Entries with chart source code:
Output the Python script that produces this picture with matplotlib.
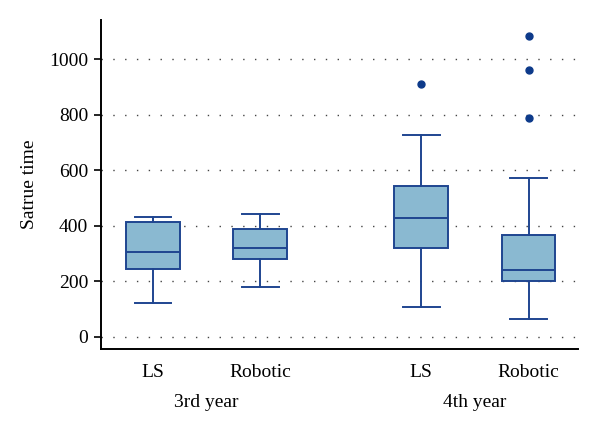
import matplotlib
matplotlib.use("Agg")
import matplotlib.pyplot as plt

groups = ["LS", "Robotic", "LS", "Robotic"]
years = ["3rd year", "4th year"]
whislo = [119, 179, 106, 64]
q1 = [242, 281, 318, 200]
med = [306, 318, 428, 240]
q3 = [413, 387, 544, 365]
whishi = [431, 441, 725, 573]
fliers = [[], [], [910], [786, 962, 1083]]
yticks = [0, 200, 400, 600, 800, 1000]

plt.rcParams['font.family'] = ['Liberation Serif', 'DejaVu Serif']

fig = plt.figure(figsize=(6, 4.29), dpi=100)
ax = fig.add_axes([0.168, 0.1865, 0.795, 0.7665])

positions = [1, 2, 3.5, 4.5]
stats = []
for i in range(4):
    stats.append(dict(whislo=whislo[i], q1=q1[i], med=med[i], q3=q3[i],
                      whishi=whishi[i], fliers=fliers[i], label=groups[i]))

edge = "#1f4590"
fill = "#8ab9d1"
ax.bxp(stats, positions=positions, widths=0.5, patch_artist=True,
       showfliers=True,
       boxprops=dict(facecolor=fill, edgecolor=edge, linewidth=1.4),
       medianprops=dict(color=edge, linewidth=1.4),
       whiskerprops=dict(color=edge, linewidth=1.4),
       capprops=dict(color=edge, linewidth=1.4),
       capwidths=0.34,
       flierprops=dict(marker='o', markerfacecolor='#0d3a8a',
                       markeredgecolor='#0d3a8a', markersize=5))

for y in yticks:
    ax.axhline(y, color='#444444', linewidth=1.0, linestyle=(0, (1, 7.5)),
               zorder=0)

ax.set_xlim(0.514, 4.958)
ax.set_ylim(-45, 1140)
ax.set_yticks(yticks)
ax.set_yticklabels([str(v) for v in yticks], fontsize=14)
ax.tick_params(axis='y', direction='out', length=5, width=1.2, pad=4)
ax.set_xticks([])
for s in ['top', 'right']:
    ax.spines[s].set_visible(False)
for s in ['left', 'bottom']:
    ax.spines[s].set_linewidth(1.4)

ax.set_ylabel("Satrue time", fontsize=14, labelpad=8)

for p, g in zip(positions, groups):
    ax.text(p, -0.072, g, transform=ax.get_xaxis_transform(),
            ha='center', va='center', fontsize=14)
year_pos = [(positions[0] + positions[1]) / 2, (positions[2] + positions[3]) / 2]
for p, yname in zip(year_pos, years):
    ax.text(p, -0.162, yname, transform=ax.get_xaxis_transform(),
            ha='center', va='center', fontsize=14)

fig.savefig("out.png", dpi=100)
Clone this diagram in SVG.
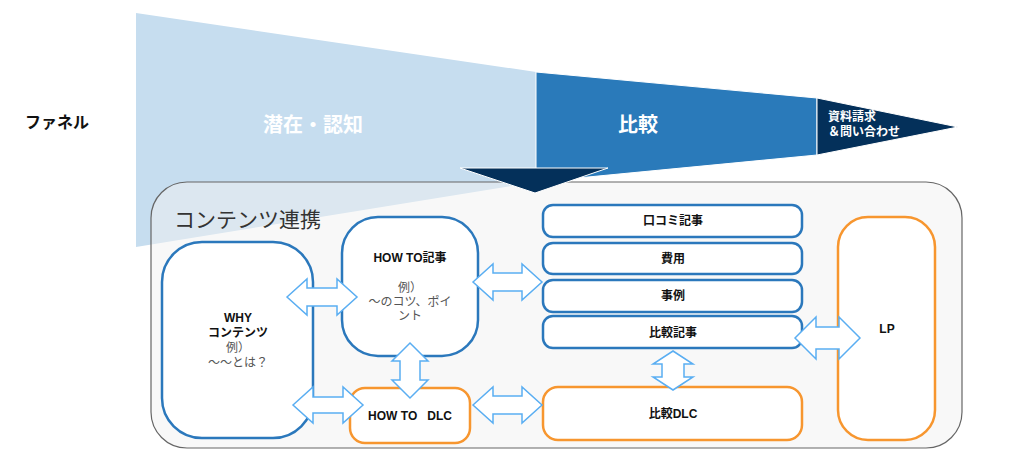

WHAT TO PRODUCE: Leave out the pictures. Transcribe only the lines above, from the first through the one that contains "whishi=whishi[i], fliers=fliers[i], label=groups[i]))".

TASK OUTPUT:
Output the Python script that produces this picture with matplotlib.
import matplotlib
matplotlib.use("Agg")
import matplotlib.pyplot as plt

groups = ["LS", "Robotic", "LS", "Robotic"]
years = ["3rd year", "4th year"]
whislo = [119, 179, 106, 64]
q1 = [242, 281, 318, 200]
med = [306, 318, 428, 240]
q3 = [413, 387, 544, 365]
whishi = [431, 441, 725, 573]
fliers = [[], [], [910], [786, 962, 1083]]
yticks = [0, 200, 400, 600, 800, 1000]

plt.rcParams['font.family'] = ['Liberation Serif', 'DejaVu Serif']

fig = plt.figure(figsize=(6, 4.29), dpi=100)
ax = fig.add_axes([0.168, 0.1865, 0.795, 0.7665])

positions = [1, 2, 3.5, 4.5]
stats = []
for i in range(4):
    stats.append(dict(whislo=whislo[i], q1=q1[i], med=med[i], q3=q3[i],
                      whishi=whishi[i], fliers=fliers[i], label=groups[i]))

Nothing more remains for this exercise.